Exercise V.1. Suppose that $(X, Y)$ are jointly distributed with means ${\rm I\!E}[X]=m_x$, ${\rm I\!E}[Y]=m_y$ and covariance matrix

$${\rm Var}\begin{bmatrix}X\\Y\end{bmatrix} {}={} \begin{bmatrix} \Sigma_{xx} & \Sigma_{xy} \\ \Sigma_{yx} & \Sigma_{yy} \end{bmatrix},$$

with $\Sigma_{yy} {}\succ{} 0$. Show that the best affine estimator of $X$ given $Y$ is $\widehat{X}(Y) = A^\star Y + b^\star$ with

$${A^\star {}={} \Sigma_{xy}\Sigma_{yy}^{-1}}, \text{ and } {b^\star = m_x - A^\star m_y},$$

in the sense that

$${\rm I\!E}\left[(X-\widehat{X}(y))(X-\widehat{X}(y))^\intercal\right] {}\preccurlyeq{} {\rm I\!E}\left[(X-Ay-b)(X-Ay-b)^\intercal\right],$$

for any parameters $A$ and $b$.

Hint: follow the steps of the proof of the theorem we just stated, omitting the trace.

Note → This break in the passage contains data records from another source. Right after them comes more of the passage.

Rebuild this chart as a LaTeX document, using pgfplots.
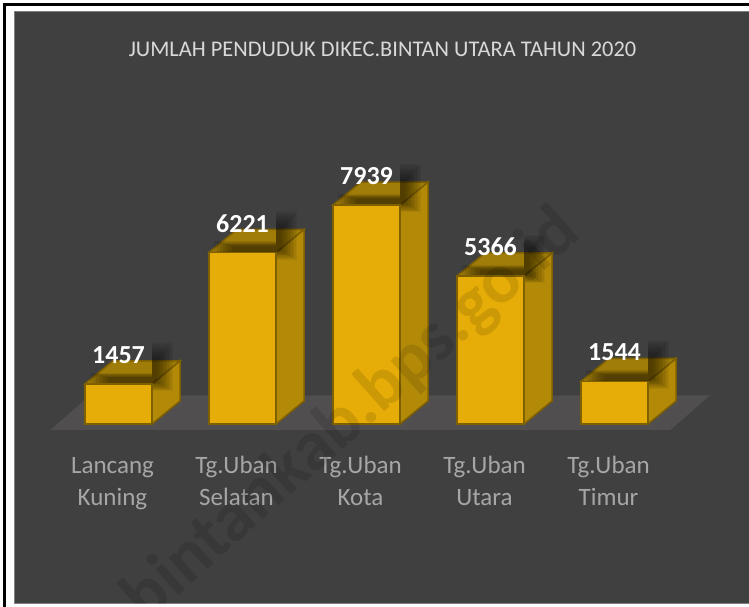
\documentclass[border=0pt]{standalone}
\usepackage{pgfplots}
\pgfplotsset{compat=1.18}
\usepackage{fontspec}
\setmainfont{Carlito}
\definecolor{panel}{HTML}{404040}
\definecolor{panelline}{HTML}{7F7F7F}
\definecolor{floorc}{HTML}{504E4E}
\definecolor{frontc}{HTML}{E6AC07}
\definecolor{edgec}{HTML}{7F6000}
\definecolor{sidec}{HTML}{B38A08}
\definecolor{topc}{HTML}{A07C08}
\definecolor{tickc}{HTML}{A6A6A6}
\definecolor{titlec}{HTML}{D9D9D9}
% depth of the boxes in axis units: 28px across, 23px up
\def\dx{0.2258}
\def\dy{834}
\def\hw{0.2702}
\newcommand{\boxfaces}[2]{%
  \addplot[fill=sidec,draw=edgec,line width=1.5pt] coordinates {(#1+\hw,0) (#1+\hw+\dx,\dy) (#1+\hw+\dx,#2+\dy) (#1+\hw,#2)} --cycle;
  \addplot[fill=topc,draw=edgec,line width=1.5pt] coordinates {(#1-\hw,#2) (#1+\hw,#2) (#1+\hw+\dx,#2+\dy) (#1-\hw+\dx,#2+\dy)} --cycle;
  % soft shadow cast by the value label: right of the label
  \foreach \k in {0,...,11} {%
    \addplot[draw=none,fill=black,fill opacity=0.05] coordinates {(#1+\hw,#2+1500-60*\k) (#1+\hw+0.17-0.012*\k,#2+1500-60*\k) (#1+\hw+0.17-0.012*\k,#2-260+30*\k) (#1+\hw,#2-260+30*\k)} --cycle;
  }%
  % and under the label, on the top face
  \foreach \k in {0,...,6} {%
    \addplot[draw=none,fill=black,fill opacity=0.085] coordinates {(#1-0.23+0.024*\k,#2+8) (#1+\hw,#2+8) (#1+\hw,#2+400-28*\k) (#1-0.23+0.024*\k,#2+400-28*\k)} --cycle;
  }%
}
\begin{document}
\begin{tikzpicture}[x=1pt,y=1pt]
\useasboundingbox (0,0) rectangle (749,607);
\fill[white] (0,0) rectangle (749,607);
\draw[black,line width=2.6pt] (4.5,-5) -- (4.5,602.5) -- (760,602.5);
\fill[panel] (14.5,3) rectangle (749,595.5);
\draw[panelline,line width=1pt] (14.5,3) -- (14.5,595.5) -- (749,595.5);
\draw[panelline,line width=1pt] (14.5,3) -- (749,3);
\begin{axis}[
  at={(0pt,183pt)},anchor=south west,
  width=749pt,height=424pt,scale only axis,
  xmin=-0.9556,xmax=5.0847,ymin=0,ymax=15373,
  clip=false,
  axis line style={draw=none},
  major tick length=0pt,
  ytick=\empty,
  xtick={0,1,2,3,4},
  xticklabels={{\strut Lancang\\Kuning},{\strut Tg.Uban\\Selatan},{\strut Tg.Uban\\Kota},{\strut Tg.Uban\\Utara},{\strut Tg.Uban\\Timur}},
  xticklabel style={align=center,font=\fontsize{25}{32}\selectfont,text=tickc,xshift=-6pt,anchor=north,yshift=-24pt},
  /pgf/number format/1000 sep={},
  /pgf/number format/assume math mode=true,
]
\addplot[draw=none,fill=floorc] coordinates {(-0.55,-220) (4.45,-220) (4.77,1040) (-0.23,1040)} --cycle;
\boxfaces{0}{1457}
\boxfaces{1}{6221}
\boxfaces{2}{7939}
\boxfaces{3}{5366}
\boxfaces{4}{1544}
\addplot[ybar,bar width=67pt,fill=frontc,draw=edgec,line width=1.5pt,
  nodes near coords,
  nodes near coords style={anchor=center,yshift=29pt,xshift=0pt,font=\fontsize{26}{26}\bfseries\selectfont,text=white,fill=none,draw=none}]
  coordinates {(0,1457) (1,6221) (2,7939) (3,5366) (4,1544)};
\end{axis}
\begin{scope}
\clip (14.5,3) rectangle (749,595.5);
\node[rotate=41.6,font=\fontsize{70.7}{70.7}\bfseries\selectfont,text=black,opacity=0.11] at (352,191) {bintankab.bps.go.id};
\end{scope}
\node[font=\fontsize{22.4}{24}\selectfont,text=titlec] at (382.5,558) {JUMLAH PENDUDUK DIKEC.BINTAN UTARA TAHUN 2020};
\end{tikzpicture}
\end{document}
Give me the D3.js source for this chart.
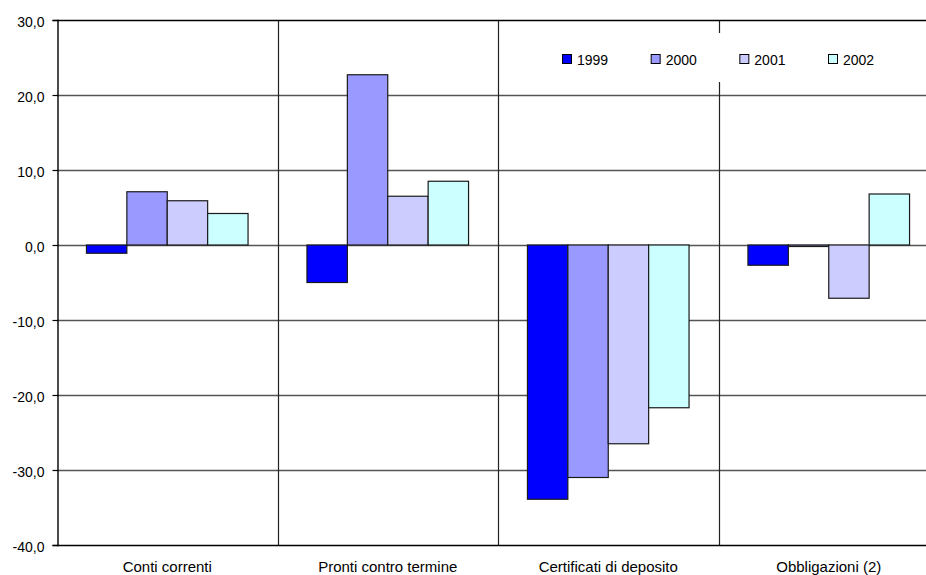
<!DOCTYPE html>
<html>
<head>
<meta charset="utf-8">
<script src="https://cdn.jsdelivr.net/npm/d3@7"></script>
<style>
  html, body { margin: 0; padding: 0; background: #fff; }
  svg { display: block; font-family: "Liberation Sans", Arial, sans-serif; }
</style>
</head>
<body>
<svg id="chart" width="926" height="575"></svg>
<script>
// Categories and yearly series (percent changes)
const categories = ["Conti correnti", "Pronti contro termine", "Certificati di deposito", "Obbligazioni (2)"];
const years = ["1999", "2000", "2001", "2002"];
const v1999 = [-1.1, -5.0, -33.9, -2.7];
const v2000 = [7.1, 22.7, -31.0, -0.2];
const v2001 = [5.9, 6.5, -26.5, -7.1];
const v2002 = [4.2, 8.5, -21.7, 6.8];
const yTicks = [30, 20, 10, 0, -10, -20, -30, -40];
const colors = ["#0000ff", "#9999ff", "#ccccff", "#ccffff"];

const series = [v1999, v2000, v2001, v2002];

const svg = d3.select("#chart");
const plotLeft = 57, plotRight = 939, plotTop = 20, plotBottom = 545;

const x0 = d3.scaleBand().domain(categories).range([plotLeft, plotRight]).padding(0);
const x1 = d3.scaleBand().domain(years).range([0, x0.bandwidth()]).paddingInner(0).paddingOuter(0.729);
const y = d3.scaleLinear().domain([-40, 30]).range([plotBottom, plotTop]);

// Italian decimal comma, plain hyphen for negatives
const fmt = v => d3.format(".1f")(v).replace(".", ",").replace("\u2212", "-");

// Horizontal gridlines
svg.append("g")
  .selectAll("line")
  .data(yTicks.filter(t => t !== 30 && t !== -40))
  .join("line")
  .attr("x1", plotLeft).attr("x2", plotRight)
  .attr("y1", d => Math.round(y(d)) + 0.5).attr("y2", d => Math.round(y(d)) + 0.5)
  .attr("stroke", "#555").attr("stroke-width", 1.3);

// Category separators
svg.append("g")
  .selectAll("line")
  .data(categories.slice(1))
  .join("line")
  .attr("x1", d => Math.round(x0(d)) + 0.5).attr("x2", d => Math.round(x0(d)) + 0.5)
  .attr("y1", plotTop).attr("y2", plotBottom)
  .attr("stroke", "#222").attr("stroke-width", 1.2);

// Bars
const groups = svg.append("g")
  .selectAll("g")
  .data(categories)
  .join("g")
  .attr("transform", d => `translate(${x0(d)},0)`);

groups.selectAll("rect")
  .data((c, i) => years.map((yr, j) => ({ yr, v: series[j][i], j })))
  .join("rect")
  .attr("x", d => x1(d.yr))
  .attr("width", x1.bandwidth())
  .attr("y", d => y(Math.max(0, d.v)))
  .attr("height", d => Math.abs(y(d.v) - y(0)))
  .attr("fill", d => colors[d.j])
  .attr("stroke", "#1a1a1a").attr("stroke-width", 1.2);

// Plot frame: top and bottom black, left axis
svg.append("line").attr("x1", plotLeft).attr("x2", plotRight).attr("y1", plotTop + 0.5).attr("y2", plotTop + 0.5)
  .attr("stroke", "#000").attr("stroke-width", 1.4);
svg.append("line").attr("x1", plotLeft).attr("x2", plotRight).attr("y1", plotBottom + 0.5).attr("y2", plotBottom + 0.5)
  .attr("stroke", "#000").attr("stroke-width", 1.4);

const yAxis = d3.axisLeft(y).tickValues(yTicks).tickFormat(fmt).tickSize(5).tickPadding(8);
const ya = svg.append("g").attr("transform", `translate(${plotLeft + 0.5},0)`).call(yAxis);
ya.select(".domain").attr("stroke", "#000").attr("stroke-width", 1.4);
ya.selectAll(".tick line").attr("stroke", "#000").attr("stroke-width", 1.2);
ya.selectAll(".tick text").attr("font-size", 14).attr("fill", "#000").attr("dy", "0.45em")
  .attr("font-family", "Liberation Sans, Arial, sans-serif");

// Category labels
svg.append("g")
  .selectAll("text")
  .data(categories)
  .join("text")
  .attr("x", d => x0(d) + x0.bandwidth() / 2)
  .attr("y", 572)
  .attr("text-anchor", "middle")
  .attr("font-size", 15)
  .attr("fill", "#000")
  .text(d => d);

// Legend with white background
const legend = svg.append("g");
legend.append("rect").attr("x", 505).attr("y", 33).attr("width", 420).attr("height", 49).attr("fill", "#fff");
const legX = d3.scalePoint().domain(years).range([562, 828]);
const items = legend.selectAll("g").data(years).join("g")
  .attr("transform", d => `translate(${legX(d)},0)`);
items.append("rect").attr("x", 0.5).attr("y", 54.5).attr("width", 9).attr("height", 9)
  .attr("fill", (d, i) => colors[i]).attr("stroke", "#000").attr("stroke-width", 1);
items.append("text").attr("x", 15).attr("y", 65).attr("font-size", 14).attr("fill", "#000").text(d => d);
</script>
</body>
</html>
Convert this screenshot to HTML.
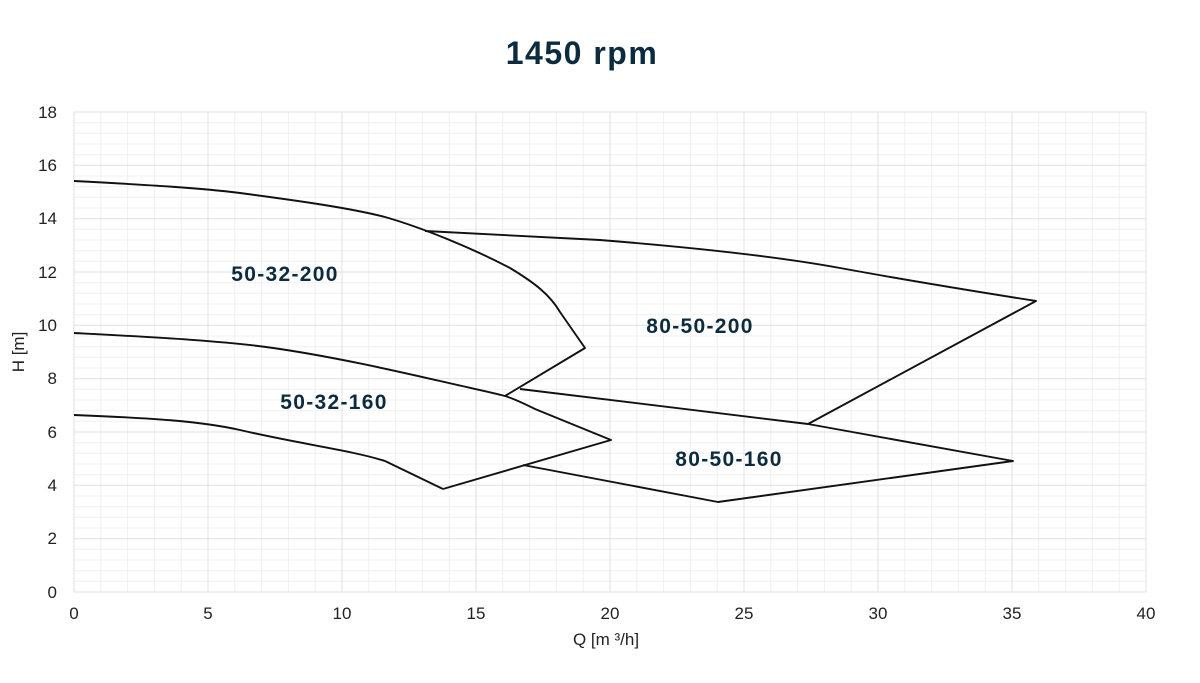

Exercise V.2 (Estimator bias and variance). Show that the best linear estimator, $\widehat{X}(Y)= A^\star{}Y + b^\star$, with

$$\begin{aligned} A^\star {}={} & \Sigma_{xy}\Sigma_{yy}^{-1}, \\ b^\star {}={} & m_x - A^\star m_y. \end{aligned}$$

is unbiased, i.e., ${\rm I\!E}[X-\widehat{X}(Y)]=0$ and its variance (the variance of the estimator error, $X-\widehat{X}(Y)$) is

$${\rm Var}[X-\widehat{X}(Y)] {}={} \Sigma_{xx} - \Sigma_{xy}\Sigma_{yy}^{-1}\Sigma_{yx}.$$

Recovering the Kalman Filter

Assumptions: $x_0$, $(w_t)_t$ and $(v_t)_t$ are mutually independent random variables (not necessarily Gaussian) with ${\rm I\!E}[w_t]=0$, ${\rm I\!E}[v_t]=0$, ${\rm I\!E}[x_0] = \tilde{x}_0$, and ${\rm Var}[w_t] = Q_t$, ${\rm Var}[v_t] = R_t$, ${\rm Var}[x_0] = P_0$. Then \((x_0, y_0)\) is jointly distributed with mean

$${\rm I\!E} \begin{bmatrix} x_0 \\ y_0 \end{bmatrix} {}={} \begin{bmatrix} {\tilde{x}_0} \\ {C_0\tilde{x}_0} \end{bmatrix},$$

and variance-covariance matrix

$${\rm Var} \begin{bmatrix} x_0 \\ y_0 \end{bmatrix} {}={} \begin{bmatrix} {P_0} & {P_0C_0^\intercal} \\ {C_0P_0} & {C_0P_0C_0^\intercal + R_0} \end{bmatrix}.$$

By Theorems V.1 and V.2, the best affine estimator of $x_0$ given $y_0$ is

$$\hat{x}_{0}(y_0) {}={} {\tilde{x}_0} {}+{} {P_0C_0^\intercal} ({C_0P_0C_0^\intercal + R_0})^{-1} (y_0 - {C_0\tilde{x}_0}).$$

and the error covariance is

$${\rm Var}[x_0 - \hat{x}_{0}(y_0)] {}={} P_0 {}-{} {P_0C_0^\intercal} ({C_0P_0C_0^\intercal + R_0})^{-1} {C_0P_0}.$$

These are the same formulas as in the Kalman filter!

We can easily show recursively that the Kalman filter is the Best (minimum variance, minimal covariance matrix) Linear (actually affine) Unbiased Estimator (BLUE). "Best linear" means that it is the best among all linear estimators - however, there may be some nonlinear estimator that leads to a lower variance. Without the normality assumption, the Kalman filter is not a minimum variance estimator.